Move from the what to the how. This one is for repeated boundary-crossing, especially in front of the children. “When you question our parenting in front of the kids, it undermines us. If you have a concern, please bring it to me or Sarah privately.” The client steps out of the screen-time debate entirely and sets a boundary about the process of communication instead.
Present a united front with the partner. A system can usually absorb one person deviating and has a much harder time with two, which is why this has to be planned with the partner in advance. The partner steps in: “Mom, we’ve got it covered. Now, did you need a hand with the salad?” The boundary now reads as a shared family decision rather than the client’s personal preference, and the change of subject signals the discussion is closed.
Use a flat declarative when subtlety has already failed. No explanation, no apology. To “You should really make him give you a bite of his dessert,” the client says, “We don’t make our kids share food off their plate.” The family’s rule stated as plain fact, unjustified. A calm, clear wall.
What to listen for in the next session
Ask which move the client used and what happened in their body when they used it. The report you want is some version of staying level while the mother-in-law pushed. The report that tells you the old objective is still running is the client grading the holiday by whether the in-laws came around. If they are pleased the comment landed differently but disappointed nobody approved, the approval-seeking goal has quietly reasserted itself and that is the next thing to work.
Listen for where the partner stood. A client who held a clean boundary while their partner sided with the parents in the room is carrying a couples problem wearing an in-law costume, and the holiday story is the presenting edge of it. That reframes the case.
Watch, too, for the client who reports the boundary “didn’t work” because the in-laws were cool the rest of the visit. That is the approval rulebook talking. A visit where your client said their piece and stayed inside their own family’s integrity is a visit that did its job, whatever the mother-in-law thought of it.
When the in-law frame is the wrong one
Sometimes the rulebook clash is the surface and not the structure. When the client cannot hold the smallest boundary because their own partner reliably defers to the parents over them, you are no longer working an in-law case. You are working a couple in which the spouse has not yet left the family of origin, and no comeback for the mother-in-law will fix that. The work moves to the marriage.

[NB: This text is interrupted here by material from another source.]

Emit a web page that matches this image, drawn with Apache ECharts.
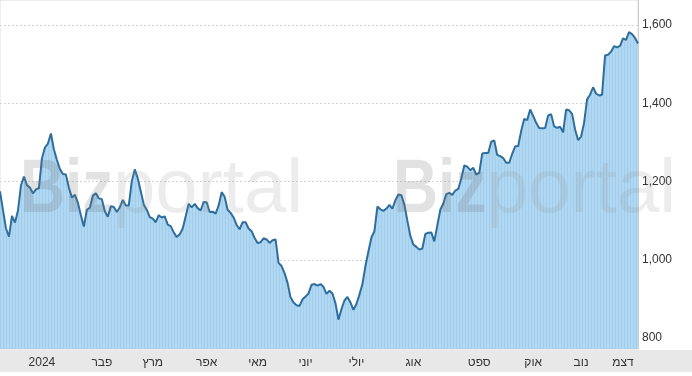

And some of what gets filed under difficult in-laws is something heavier. When the comments are not occasional corrections but a steady campaign, when one parent organizes the whole family against the client, when the client leaves every visit doubting their own memory of what happened, the boundary script is not enough and may not be safe to lean on alone. Most cases are not this. Most are two ordinary families running two ordinary rulebooks that were never meant to share a kitchen, and the client whose holidays stop costing them three days is the one who stops trying to get the other family to read from their book.